* **Work to be completed**:
Reproduce nothing except the lines between the line with "What Observable Plot" and the line with "const comma = d", both ends included, and please leave out pictures.

* **Stored data**:
=====

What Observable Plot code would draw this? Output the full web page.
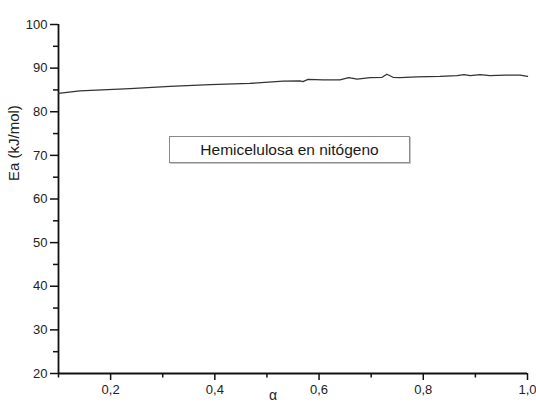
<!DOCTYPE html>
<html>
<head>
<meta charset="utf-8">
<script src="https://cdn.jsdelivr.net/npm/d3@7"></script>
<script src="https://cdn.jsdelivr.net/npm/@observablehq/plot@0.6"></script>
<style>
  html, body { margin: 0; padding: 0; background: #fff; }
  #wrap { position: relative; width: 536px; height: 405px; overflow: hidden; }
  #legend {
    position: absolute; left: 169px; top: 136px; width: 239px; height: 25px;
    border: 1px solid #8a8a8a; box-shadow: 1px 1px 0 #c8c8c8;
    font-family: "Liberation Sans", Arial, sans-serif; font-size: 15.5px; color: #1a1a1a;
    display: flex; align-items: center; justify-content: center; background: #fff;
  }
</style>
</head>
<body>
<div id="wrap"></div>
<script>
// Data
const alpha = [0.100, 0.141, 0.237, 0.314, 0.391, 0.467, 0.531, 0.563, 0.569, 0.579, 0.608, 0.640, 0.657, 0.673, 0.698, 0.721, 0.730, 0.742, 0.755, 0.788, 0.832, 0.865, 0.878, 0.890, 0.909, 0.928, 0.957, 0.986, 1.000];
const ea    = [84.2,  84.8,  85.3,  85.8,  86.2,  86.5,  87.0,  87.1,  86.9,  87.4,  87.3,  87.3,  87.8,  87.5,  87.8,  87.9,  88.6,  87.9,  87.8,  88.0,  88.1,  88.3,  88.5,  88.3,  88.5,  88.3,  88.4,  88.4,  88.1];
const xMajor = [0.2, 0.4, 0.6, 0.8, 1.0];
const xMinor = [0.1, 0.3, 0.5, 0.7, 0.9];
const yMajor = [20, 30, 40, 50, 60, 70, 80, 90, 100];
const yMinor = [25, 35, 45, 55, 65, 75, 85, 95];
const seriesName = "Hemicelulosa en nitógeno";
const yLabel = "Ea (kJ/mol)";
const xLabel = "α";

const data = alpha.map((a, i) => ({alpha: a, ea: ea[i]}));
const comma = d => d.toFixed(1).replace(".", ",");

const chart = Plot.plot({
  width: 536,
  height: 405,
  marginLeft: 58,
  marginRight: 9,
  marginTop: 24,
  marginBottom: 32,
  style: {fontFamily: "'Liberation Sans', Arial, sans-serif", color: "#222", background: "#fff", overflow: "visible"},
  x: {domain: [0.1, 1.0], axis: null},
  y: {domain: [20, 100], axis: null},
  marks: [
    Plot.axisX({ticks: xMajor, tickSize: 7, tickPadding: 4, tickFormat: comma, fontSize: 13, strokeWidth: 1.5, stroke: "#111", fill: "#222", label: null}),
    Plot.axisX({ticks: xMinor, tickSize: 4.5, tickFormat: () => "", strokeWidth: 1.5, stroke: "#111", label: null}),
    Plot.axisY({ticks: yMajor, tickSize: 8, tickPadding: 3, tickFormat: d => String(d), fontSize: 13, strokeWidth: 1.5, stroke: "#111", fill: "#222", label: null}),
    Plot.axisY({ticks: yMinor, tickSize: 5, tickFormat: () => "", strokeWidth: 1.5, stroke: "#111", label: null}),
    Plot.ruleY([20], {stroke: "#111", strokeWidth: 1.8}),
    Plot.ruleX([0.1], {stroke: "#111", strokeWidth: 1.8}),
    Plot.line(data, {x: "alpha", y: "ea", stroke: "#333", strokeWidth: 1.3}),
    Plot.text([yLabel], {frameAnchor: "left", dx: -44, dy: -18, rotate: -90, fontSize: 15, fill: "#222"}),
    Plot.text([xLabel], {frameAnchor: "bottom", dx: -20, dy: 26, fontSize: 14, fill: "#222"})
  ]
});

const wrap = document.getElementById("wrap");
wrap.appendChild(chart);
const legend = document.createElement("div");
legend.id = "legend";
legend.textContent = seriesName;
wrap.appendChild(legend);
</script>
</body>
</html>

=====

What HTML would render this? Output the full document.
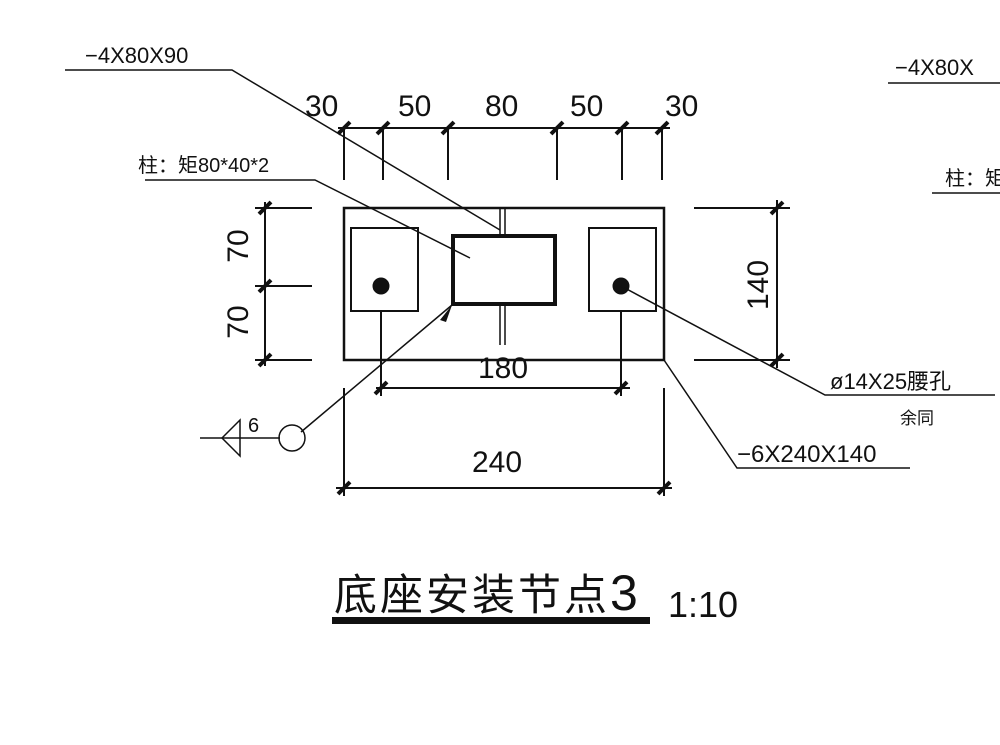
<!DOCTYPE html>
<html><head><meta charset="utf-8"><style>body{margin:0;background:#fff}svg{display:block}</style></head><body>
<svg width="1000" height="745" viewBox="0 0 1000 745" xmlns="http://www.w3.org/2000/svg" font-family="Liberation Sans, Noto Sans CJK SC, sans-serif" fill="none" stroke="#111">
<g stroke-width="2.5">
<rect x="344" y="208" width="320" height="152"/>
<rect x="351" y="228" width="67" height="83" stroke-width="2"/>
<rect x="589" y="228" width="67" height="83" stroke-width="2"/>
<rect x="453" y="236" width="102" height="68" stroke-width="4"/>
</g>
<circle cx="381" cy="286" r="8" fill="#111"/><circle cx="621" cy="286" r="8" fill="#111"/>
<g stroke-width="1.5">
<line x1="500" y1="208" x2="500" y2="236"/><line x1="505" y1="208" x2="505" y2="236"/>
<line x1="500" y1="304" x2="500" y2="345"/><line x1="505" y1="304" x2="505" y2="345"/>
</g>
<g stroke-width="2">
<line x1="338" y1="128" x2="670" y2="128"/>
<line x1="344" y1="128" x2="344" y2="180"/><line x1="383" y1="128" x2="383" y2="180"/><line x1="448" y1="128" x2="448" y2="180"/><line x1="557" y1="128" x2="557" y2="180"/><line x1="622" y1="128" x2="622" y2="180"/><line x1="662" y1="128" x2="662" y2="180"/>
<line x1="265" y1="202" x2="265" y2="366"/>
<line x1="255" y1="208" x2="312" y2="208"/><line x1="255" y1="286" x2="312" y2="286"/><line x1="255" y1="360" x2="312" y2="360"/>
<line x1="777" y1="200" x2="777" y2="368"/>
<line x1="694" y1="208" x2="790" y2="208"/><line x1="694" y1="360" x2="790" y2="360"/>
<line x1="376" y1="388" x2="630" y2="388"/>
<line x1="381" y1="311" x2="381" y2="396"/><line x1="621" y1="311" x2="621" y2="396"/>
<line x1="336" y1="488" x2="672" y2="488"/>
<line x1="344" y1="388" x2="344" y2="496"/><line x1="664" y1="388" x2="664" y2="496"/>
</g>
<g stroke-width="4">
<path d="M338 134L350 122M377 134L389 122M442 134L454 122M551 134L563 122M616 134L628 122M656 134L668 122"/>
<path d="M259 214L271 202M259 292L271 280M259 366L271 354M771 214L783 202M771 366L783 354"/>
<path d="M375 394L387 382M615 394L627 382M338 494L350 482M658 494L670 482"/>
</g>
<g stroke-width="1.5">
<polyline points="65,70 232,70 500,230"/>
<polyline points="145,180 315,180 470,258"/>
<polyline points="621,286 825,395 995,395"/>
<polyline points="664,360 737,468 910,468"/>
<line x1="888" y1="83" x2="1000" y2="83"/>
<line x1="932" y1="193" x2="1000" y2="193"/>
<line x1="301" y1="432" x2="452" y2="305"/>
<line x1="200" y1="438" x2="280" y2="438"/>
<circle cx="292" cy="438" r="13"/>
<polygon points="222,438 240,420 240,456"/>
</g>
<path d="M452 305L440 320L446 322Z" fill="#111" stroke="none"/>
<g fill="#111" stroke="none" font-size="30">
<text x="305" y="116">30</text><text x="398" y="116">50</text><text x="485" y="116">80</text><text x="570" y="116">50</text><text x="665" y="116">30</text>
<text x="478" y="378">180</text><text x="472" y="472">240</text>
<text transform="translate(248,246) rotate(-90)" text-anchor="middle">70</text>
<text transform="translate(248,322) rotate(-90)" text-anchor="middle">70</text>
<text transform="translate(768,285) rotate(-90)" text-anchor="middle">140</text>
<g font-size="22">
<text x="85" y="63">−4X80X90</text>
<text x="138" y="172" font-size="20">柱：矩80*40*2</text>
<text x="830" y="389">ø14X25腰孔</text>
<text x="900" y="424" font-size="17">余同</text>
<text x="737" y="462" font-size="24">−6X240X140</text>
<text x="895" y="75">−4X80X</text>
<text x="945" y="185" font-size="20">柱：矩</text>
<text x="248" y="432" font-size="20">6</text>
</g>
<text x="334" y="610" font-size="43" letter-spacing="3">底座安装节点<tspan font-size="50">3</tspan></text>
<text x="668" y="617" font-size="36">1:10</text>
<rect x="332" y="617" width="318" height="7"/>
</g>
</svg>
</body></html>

=====

* **Task output**:
What Observable Plot code would draw this? Output the full web page.
<!DOCTYPE html>
<html>
<head>
<meta charset="utf-8">
<script src="https://cdn.jsdelivr.net/npm/d3@7"></script>
<script src="https://cdn.jsdelivr.net/npm/@observablehq/plot@0.6"></script>
<style>
  html, body { margin: 0; padding: 0; background: #fff; }
  #wrap { position: relative; width: 536px; height: 405px; overflow: hidden; }
  #legend {
    position: absolute; left: 169px; top: 136px; width: 239px; height: 25px;
    border: 1px solid #8a8a8a; box-shadow: 1px 1px 0 #c8c8c8;
    font-family: "Liberation Sans", Arial, sans-serif; font-size: 15.5px; color: #1a1a1a;
    display: flex; align-items: center; justify-content: center; background: #fff;
  }
</style>
</head>
<body>
<div id="wrap"></div>
<script>
// Data
const alpha = [0.100, 0.141, 0.237, 0.314, 0.391, 0.467, 0.531, 0.563, 0.569, 0.579, 0.608, 0.640, 0.657, 0.673, 0.698, 0.721, 0.730, 0.742, 0.755, 0.788, 0.832, 0.865, 0.878, 0.890, 0.909, 0.928, 0.957, 0.986, 1.000];
const ea    = [84.2,  84.8,  85.3,  85.8,  86.2,  86.5,  87.0,  87.1,  86.9,  87.4,  87.3,  87.3,  87.8,  87.5,  87.8,  87.9,  88.6,  87.9,  87.8,  88.0,  88.1,  88.3,  88.5,  88.3,  88.5,  88.3,  88.4,  88.4,  88.1];
const xMajor = [0.2, 0.4, 0.6, 0.8, 1.0];
const xMinor = [0.1, 0.3, 0.5, 0.7, 0.9];
const yMajor = [20, 30, 40, 50, 60, 70, 80, 90, 100];
const yMinor = [25, 35, 45, 55, 65, 75, 85, 95];
const seriesName = "Hemicelulosa en nitógeno";
const yLabel = "Ea (kJ/mol)";
const xLabel = "α";

const data = alpha.map((a, i) => ({alpha: a, ea: ea[i]}));
const comma = d => d.toFixed(1).replace(".", ",");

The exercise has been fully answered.